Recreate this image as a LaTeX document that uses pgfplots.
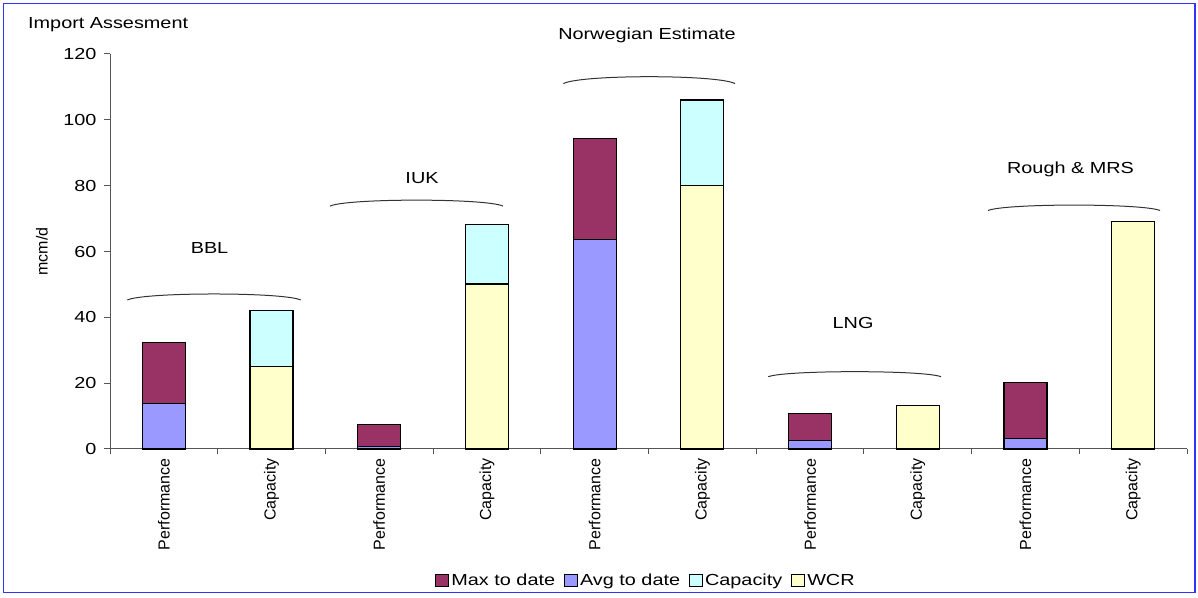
\documentclass[border=0pt]{standalone}
\usepackage{fontspec}
\setmainfont{Liberation Sans}[FakeStretch=1.24]
\newfontfamily\rotfont{Liberation Sans}
\usepackage{pgfplots}
\pgfplotsset{compat=1.18}

\definecolor{maxc}{HTML}{993366}
\definecolor{avgc}{HTML}{9999FF}
\definecolor{capc}{HTML}{CCFFFF}
\definecolor{wcrc}{HTML}{FFFFCC}
\definecolor{framec}{HTML}{3333FF}
\definecolor{axc}{HTML}{555555}
\newcommand{\fs}{\fontsize{16bp}{19bp}\selectfont}
\pgfplotsset{sqleg/.style={legend image code/.code={\draw[##1, draw=black, line width=1bp] (0bp,-6bp) rectangle (13bp,6bp);}}}

\begin{document}
\begin{tikzpicture}
\useasboundingbox (0,0) rectangle (1198bp,598bp);
\draw[framec, line width=1.5bp] (3.3bp,5.5bp) rectangle (1195bp,594.7bp);
\node[anchor=base west, font=\fs, inner sep=0pt] at (28bp,569bp) {Import Assesment};
\begin{axis}[
  at={(110bp,149bp)}, anchor=south west,
  scale only axis, width=1077bp, height=395bp,
  ybar, bar width=43bp,
  xmin=-0.5, xmax=9.5, ymin=0, ymax=120,
  clip=false,
  axis x line*=bottom, axis y line*=left,
  axis line style={axc, line width=1bp},
  tick align=outside,
  tick style={axc, line width=1bp},
  xtick={0,...,9},
  xticklabels={Performance,Capacity,Performance,Capacity,Performance,Capacity,Performance,Capacity,Performance,Capacity},
  major x tick style={draw=none},
  minor xtick={-0.5,0.5,...,9.5},
  minor tick length=5bp,
  major tick length=6bp,
  ytick={0,20,...,120},
  x tick label style={rotate=90, anchor=east, font=\rotfont\fs},
  y tick label style={font=\fs, xshift=-4bp},
  /pgf/number format/assume math mode=true,
  ylabel={mcm/d},
  every axis y label/.style={at={(axis description cs:0,0.5)}, xshift=-68bp, rotate=90, anchor=center, font=\rotfont\fs},
  legend style={at={(axis description cs:0.4977,-0.334)}, anchor=center, draw=none, legend columns=-1, font=\fs,
    /tikz/every even column/.append style={column sep=7bp}},
  every axis plot/.append style={draw=black, line width=1.2bp, bar shift=0pt},
]
\addlegendimage{sqleg, fill=maxc}
\addlegendentry{Max to date}
\addlegendimage{sqleg, fill=avgc}
\addlegendentry{Avg to date}
\addlegendimage{sqleg, fill=capc}
\addlegendentry{Capacity}
\addlegendimage{sqleg, fill=wcrc}
\addlegendentry{WCR}
% totals first, the lower parts drawn over them
\addplot[fill=maxc, forget plot] coordinates {(0,32.3) (2,7.4) (4,94.4) (6,10.8) (8,20.1)};
\addplot[fill=capc, forget plot] coordinates {(1,42.0) (3,68.1) (5,106.0)};
\addplot[fill=avgc, forget plot] coordinates {(0,13.8) (2,0.8) (4,63.7) (6,2.7) (8,3.3)};
\addplot[fill=wcrc, forget plot] coordinates {(1,25.1) (3,50.1) (5,80.0) (7,13.2) (9,69.2)};
% group labels and arcs
\node[font=\fs] at (axis cs:0.424,61.2) {BBL};
\node[font=\fs] at (axis cs:2.397,82.3) {IUK};
\node[font=\fs] at (axis cs:4.486,125.8) {Norwegian Estimate};
\node[font=\fs] at (axis cs:6.399,38.3) {LNG};
\node[font=\fs] at (axis cs:8.418,85.1) {Rough \& MRS};
\draw[black!80, line width=1bp] (axis cs:-0.339,45.27) .. controls (axis cs:-0.18,47.7) and (axis cs:1.11,47.7) .. (axis cs:1.271,45.27);
\draw[black!80, line width=1bp] (axis cs:1.543,73.8) .. controls (axis cs:1.703,76.2) and (axis cs:2.989,76.2) .. (axis cs:3.149,73.8);
\draw[black!80, line width=1bp] (axis cs:3.709,111.0) .. controls (axis cs:3.868,113.8) and (axis cs:5.144,113.8) .. (axis cs:5.303,111.0);
\draw[black!80, line width=1bp] (axis cs:5.612,21.96) .. controls (axis cs:5.772,24.0) and (axis cs:7.056,24.0) .. (axis cs:7.216,21.96);
\draw[black!80, line width=1bp] (axis cs:7.652,72.45) .. controls (axis cs:7.812,74.65) and (axis cs:9.089,74.65) .. (axis cs:9.249,72.45);
\end{axis}
\end{tikzpicture}
\end{document}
+ + + + +
▸ **WHAT YOU HAVE TO DO**
Pictures are excluded; copy all other data exactly as shown.

▸ **WRITTEN RESPONSE**
Recreate this image as a LaTeX document that uses pgfplots.
\documentclass[border=0pt]{standalone}
\usepackage{fontspec}
\setmainfont{Liberation Sans}[FakeStretch=1.24]
\newfontfamily\rotfont{Liberation Sans}
\usepackage{pgfplots}
\pgfplotsset{compat=1.18}

\definecolor{maxc}{HTML}{993366}
\definecolor{avgc}{HTML}{9999FF}
\definecolor{capc}{HTML}{CCFFFF}
\definecolor{wcrc}{HTML}{FFFFCC}
\definecolor{framec}{HTML}{3333FF}
\definecolor{axc}{HTML}{555555}
\newcommand{\fs}{\fontsize{16bp}{19bp}\selectfont}
\pgfplotsset{sqleg/.style={legend image code/.code={\draw[##1, draw=black, line width=1bp] (0bp,-6bp) rectangle (13bp,6bp);}}}

\begin{document}
\begin{tikzpicture}
\useasboundingbox (0,0) rectangle (1198bp,598bp);
\draw[framec, line width=1.5bp] (3.3bp,5.5bp) rectangle (1195bp,594.7bp);
\node[anchor=base west, font=\fs, inner sep=0pt] at (28bp,569bp) {Import Assesment};
\begin{axis}[
  at={(110bp,149bp)}, anchor=south west,
  scale only axis, width=1077bp, height=395bp,
  ybar, bar width=43bp,
  xmin=-0.5, xmax=9.5, ymin=0, ymax=120,
  clip=false,
  axis x line*=bottom, axis y line*=left,
  axis line style={axc, line width=1bp},
  tick align=outside,
  tick style={axc, line width=1bp},
  xtick={0,...,9},
  xticklabels={Performance,Capacity,Performance,Capacity,Performance,Capacity,Performance,Capacity,Performance,Capacity},
  major x tick style={draw=none},
  minor xtick={-0.5,0.5,...,9.5},
  minor tick length=5bp,
  major tick length=6bp,
  ytick={0,20,...,120},
  x tick label style={rotate=90, anchor=east, font=\rotfont\fs},
  y tick label style={font=\fs, xshift=-4bp},
  /pgf/number format/assume math mode=true,
  ylabel={mcm/d},
  every axis y label/.style={at={(axis description cs:0,0.5)}, xshift=-68bp, rotate=90, anchor=center, font=\rotfont\fs},
  legend style={at={(axis description cs:0.4977,-0.334)}, anchor=center, draw=none, legend columns=-1, font=\fs,
    /tikz/every even column/.append style={column sep=7bp}},
  every axis plot/.append style={draw=black, line width=1.2bp, bar shift=0pt},
]
\addlegendimage{sqleg, fill=maxc}
\addlegendentry{Max to date}
\addlegendimage{sqleg, fill=avgc}
\addlegendentry{Avg to date}
\addlegendimage{sqleg, fill=capc}
\addlegendentry{Capacity}
\addlegendimage{sqleg, fill=wcrc}
\addlegendentry{WCR}
% totals first, the lower parts drawn over them
\addplot[fill=maxc, forget plot] coordinates {(0,32.3) (2,7.4) (4,94.4) (6,10.8) (8,20.1)};
\addplot[fill=capc, forget plot] coordinates {(1,42.0) (3,68.1) (5,106.0)};
\addplot[fill=avgc, forget plot] coordinates {(0,13.8) (2,0.8) (4,63.7) (6,2.7) (8,3.3)};
\addplot[fill=wcrc, forget plot] coordinates {(1,25.1) (3,50.1) (5,80.0) (7,13.2) (9,69.2)};
% group labels and arcs
\node[font=\fs] at (axis cs:0.424,61.2) {BBL};
\node[font=\fs] at (axis cs:2.397,82.3) {IUK};
\node[font=\fs] at (axis cs:4.486,125.8) {Norwegian Estimate};
\node[font=\fs] at (axis cs:6.399,38.3) {LNG};
\node[font=\fs] at (axis cs:8.418,85.1) {Rough \& MRS};
\draw[black!80, line width=1bp] (axis cs:-0.339,45.27) .. controls (axis cs:-0.18,47.7) and (axis cs:1.11,47.7) .. (axis cs:1.271,45.27);
\draw[black!80, line width=1bp] (axis cs:1.543,73.8) .. controls (axis cs:1.703,76.2) and (axis cs:2.989,76.2) .. (axis cs:3.149,73.8);
\draw[black!80, line width=1bp] (axis cs:3.709,111.0) .. controls (axis cs:3.868,113.8) and (axis cs:5.144,113.8) .. (axis cs:5.303,111.0);
\draw[black!80, line width=1bp] (axis cs:5.612,21.96) .. controls (axis cs:5.772,24.0) and (axis cs:7.056,24.0) .. (axis cs:7.216,21.96);
\draw[black!80, line width=1bp] (axis cs:7.652,72.45) .. controls (axis cs:7.812,74.65) and (axis cs:9.089,74.65) .. (axis cs:9.249,72.45);
\end{axis}
\end{tikzpicture}
\end{document}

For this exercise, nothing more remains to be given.